This is very interesting. I had no idea. So guide me a slight bit and then
I’ll try to leave you alone J In the context of pygame how would I pursue
RLE? My impression is I convert things into surfaces.. now it is out of my
hands (it is a pygame ‘surface’) as I blit it.  At what step am I
intervening to RLE?  If there is a link you can point me towards I will
read. 

  Put differently right now I have tons of surfaces which I blit as needed
(my sprites). I understand they could be derived from originaly RLE files
but once they are pygame surfaces how is RLE involved?

Thanks for your time!

 

From: owner-pygame-us...@seul.org [mailto:owner-pygame-us...@seul.org] On
Behalf Of René Dudfield
Sent: Thursday, September 19, 2013 12:14 PM
To: pygame-users@seul.org
Subject: Re: [pygame] Pygame subsurface inherit surface flags? <-- RLE
encoding

 

Yeah, Run Length Encoding :)

It is faster to blit as well.  Iff your image repeats the same colour a lot.

The reason is you can keep the same value in a register for multiple writes
of the same colour, and you can batch colour writes into a multiple of eg 8
pixels at once.  There is at least one less read per pixel.
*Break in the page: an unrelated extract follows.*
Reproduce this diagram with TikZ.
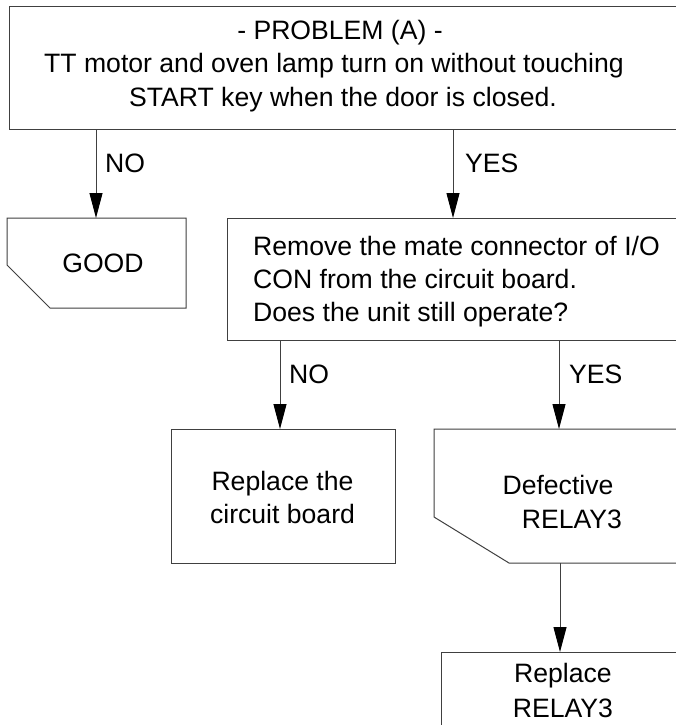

Note, that some array processing libraries also use compression for array
processing.  Since many times after a certain amount of memory used speed
comes down to memory bandwidth.  On modern CPUs, you often have the CPU just
waiting for memory... and you have plenty of processing cycles to spare.  So
you can use those spare processing cycles to decompress or compress data,
therefore allowing you to "transfer" more data over memory.

 

cu.

 

 

On Thu, Sep 19, 2013 at 6:06 PM, Lin Parkh <lpa...@comcast.net> wrote:

OK I didn’t recognize the acronym “RLE encoding” but decompressed I do ;-)
I see how that would save memory but wouldn’t that slow graphical
performance because presumably it would need to be decompressed to blit? I’m
not worried about memory efficiency but FPS.

  Please advise.

 

From: owner-pygame-us...@seul.org [mailto:owner-pygame-us...@seul.org] On
Behalf Of Lin Parkh
Sent: Thursday, September 19, 2013 9:03 AM
To: pygame-users@seul.org
Subject: RE: [pygame] Pygame subsurface inherit surface flags?

 

Thank you. I suspect you are right about HWSURFACE. For example I used to be
able to generate these and now I can’t at all with the same code! I suspect
just doing a driver update to my video card squelched it.  Color depth is
good advice except I would have to drop my display color depth wouldn’t I or
I would have slow downs due to mismatch?  And that would be annoying to any
user.

  I’ll look into “RLE encoding.” Don’t know about that.

 

From: owner-pygame-us...@seul.org [mailto:owner-pygame-us...@seul.org] On
Behalf Of René Dudfield
Sent: Thursday, September 19, 2013 12:28 AM
To: pygame-users@seul.org
Subject: Re: [pygame] Pygame subsurface inherit surface flags?

 

Yeah, they should inherit the flags.

 

However... you should generally avoid HWSURFACE surfaces.  There are cases
on some hardware and drivers where they actually get accelerated... but
often they don't.

 

If your sprites don't have many colours, dropping the colour depth will give
you a speedup (less memory bandwidth used).  Also RLE encoding can speed up
drawing for some sprites.

 

All the best,

 

 

 

On Wed, Sep 18, 2013 at 9:11 PM, Lin Parkh <lpa...@comcast.net> wrote:

Hi,

 I've read the documentation but am still hazy. If have defined a surface
with specific flags (in particular pygame.HWSURFACE) should a subsurface of
that surface inherit the flags (i.e. is also a hardware accelerated
surface(i.e. in video card memory) or do I need to do an explicit 'convert'
with the flags called again? My impression when I call 'get_flags' on the
subsurface is that it is NOT getting the parent flags... but wanted to
confirm this is expected and therefore I have to do an explicit convert. 

  Thanks

p.s. my overall context is I have loaded a texture atlas from file. I have
given hardware acceleration flag (HWSURFACE) I now want sprite imagery
derived from the atlas (subsurface seem the simplest and most efficient way
to achieve this) but I want it to retain the same flags (e.g. HWSURFACE).